Teflonowe ślizgacze w Fire Dancing zdają się stawiać niezwykle duży opór na mojej macie QcK, co spowodowane jest charakterystyką tej podkładki oraz dużą powierzchnią ślizgaczy w myszce od 1STPLAYER. Na drewnianym blacie ślizgają się przyzwoicie. 

Podsumowanie

Mysz 1STPLAYER Fire Dancing to zdecydowanie gryzoń, którego należy zaliczyć do myszek budżetowych, i jako taką należy ten produkt oceniać.

Na plus:
+ Trwałość użytych materiałów i całej konstrukcji;
+ Żywe kolory podświetlenia;
+ Mysz z klawiszami bocznymi dla prawo i leworęcznych;
+ Dość dobre parametry w stosunku do ceny;
+ Przyzwoite przyciski główne i scroll;
+ Mysz mało znana w europie, co może być zaletą dla ludzi lubiących bardziej unikatowy sprzęt; 

Na minus:
- Zbyt łatwe we wciśnięciu klawisze boczne (przypadkowe wciskanie); 
- Brak dostępu do oprogramowania i dodatkowych funkcji (ustawienie podświetlenia, konkretnych wartości DPI); 
- Śliska, twarda i łato brudząca się powierzchnia wierzchu myszy; 

Ze względu na niedomówienia odnośnie parametrów myszki (polling rate, DPI), brak działającego oprogramowania oraz niewygodne klawisze boczne, mogę tej myszce dać mocne 3+/5. Jeśli uda się uruchomić sterownik do tej myszki i oprogramowanie będzie posiadać funkcje, do których większość graczy jest już przyzwyczajona, ocena spokojnie będzie mogła podskoczyć do 4/5, jednakże na dzień dzisiejszy nie jestem w stanie ocenić jej wyżej. 

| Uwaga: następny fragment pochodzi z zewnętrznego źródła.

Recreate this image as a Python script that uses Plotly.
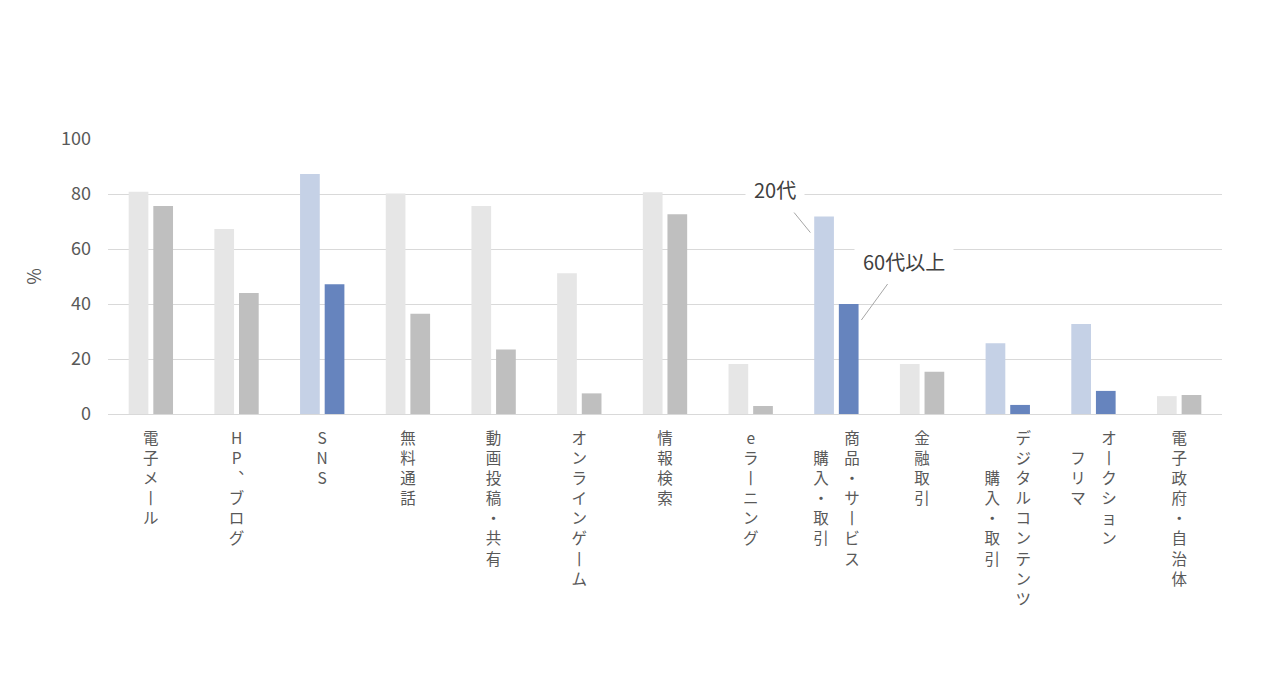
import plotly.graph_objects as go

categories = ["電子メール", "HP、ブログ", "SNS", "無料通話", "動画投稿・共有", "オンラインゲーム",
              "情報検索", "eラーニング", "商品・サービス購入・取引", "金融取引",
              "デジタルコンテンツ購入・取引", "オークションフリマ", "電子政府・自治体"]
label_columns = [["電子メール"], ["HP、ブログ"], ["SNS"], ["無料通話"], ["動画投稿・共有"],
                 ["オンラインゲーム"], ["情報検索"], ["eラーニング"], ["商品・サービス", "購入・取引"],
                 ["金融取引"], ["デジタルコンテンツ", "購入・取引"], ["オークション", "フリマ"],
                 ["電子政府・自治体"]]
age20 = [80.8, 67.3, 87.3, 80.2, 75.6, 51.2, 80.6, 18.2, 71.8, 18.2, 25.7, 32.7, 6.5]
age60 = [75.6, 44.0, 47.2, 36.5, 23.5, 7.5, 72.6, 2.9, 40.0, 15.4, 3.3, 8.4, 6.9]
highlight = [False, False, True, False, False, False, False, False, True, False, True, True, False]
y_ticks = [0, 20, 40, 60, 80, 100]
series_names = ["20代", "60代以上"]

COL20 = {"hi": "#c5d1e6", "lo": "#e6e6e6"}
COL60 = {"hi": "#6684be", "lo": "#bfbfbf"}
VMAP = {"ー": "丨", "、": "︑"}
FONT = "Noto Sans CJK JP, Noto Sans, sans-serif"


def vlabel(cols):
    cols = [[VMAP.get(c, c) for c in col] for col in cols]
    if len(cols) == 1:
        return "<br>".join(cols[0])
    n = max(len(c) for c in cols)
    padded = []
    for col in cols:
        off = (n - len(col)) // 2
        padded.append(["　"] * off + col + ["　"] * (n - off - len(col)))
    rows = ["　".join(col[i] for col in reversed(padded)) for i in range(n)]
    return "<br>".join(rows)


ticktext = [vlabel(c) for c in label_columns]

fig = go.Figure()
fig.add_trace(go.Bar(x=categories, y=age20, name=series_names[0],
                     marker=dict(color=[COL20["hi"] if h else COL20["lo"] for h in highlight], line=dict(width=0))))
fig.add_trace(go.Bar(x=categories, y=age60, name=series_names[1],
                     marker=dict(color=[COL60["hi"] if h else COL60["lo"] for h in highlight], line=dict(width=0))))

idx = 8
fig.add_annotation(x=categories[idx], y=age20[idx], xref="x", yref="y", xshift=-26, yshift=-16,
                   ax=-35, ay=-43, showarrow=True, arrowhead=0, arrowwidth=1, arrowcolor="#a6a6a6",
                   text=series_names[0], font=dict(size=20, color="#404040", family=FONT),
                   bgcolor="white", borderpad=8)
fig.add_annotation(x=categories[idx], y=age60[idx], xref="x", yref="y", xshift=25, yshift=-16,
                   ax=43, ay=-59, showarrow=True, arrowhead=0, arrowwidth=1, arrowcolor="#a6a6a6",
                   text=series_names[1], font=dict(size=20, color="#404040", family=FONT),
                   bgcolor="white", borderpad=8)

fig.update_layout(
    width=1280, height=686,
    margin=dict(l=108, r=58, t=139, b=272, autoexpand=False),
    plot_bgcolor="white", paper_bgcolor="white",
    barmode="group", bargap=0.425, bargroupgap=0.2,
    font=dict(family=FONT, color="#595959"),
    showlegend=False,
)
fig.update_xaxes(type="category", tickmode="array", tickvals=categories, ticktext=ticktext,
                 tickangle=0, tickfont=dict(size=15.5, color="#595959"), showline=True,
                 linecolor="#d9d9d9", linewidth=1, ticks="", showgrid=False, automargin=False,
                 ticklabelstandoff=10)
fig.update_yaxes(range=[0, 100], tickmode="array", tickvals=y_ticks, gridcolor="#d9d9d9",
                 gridwidth=1, showline=False, zeroline=False, ticks="", ticklabelstandoff=16,
                 tickfont=dict(size=18, color="#595959"), automargin=False,
                 title=dict(text="%", font=dict(size=18, color="#595959"), standoff=14))

fig.write_html("out.html")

Warto także zwrócić uwagę na cenę. Przy dzisiejszym, wysokim, kursie dolara, nie warto inwestować w tę mysz więcej niż 20 dolków, wliczając w to wysyłkę (która jest aktualnie darmowa prawie na całym świecie - za to duży plus dla 1STPLAYER!). Jeśli mysz będzie sprzedawana za 30 USD, to zdecydowanie lepiej popatrzeć wtedy na propozycje innych producentów. 

Mysz do tej recenzji została zakupiona podczas wyprzedaży ORAZ z użyciem kodu zniżkowego od firmy 1STPLAYER.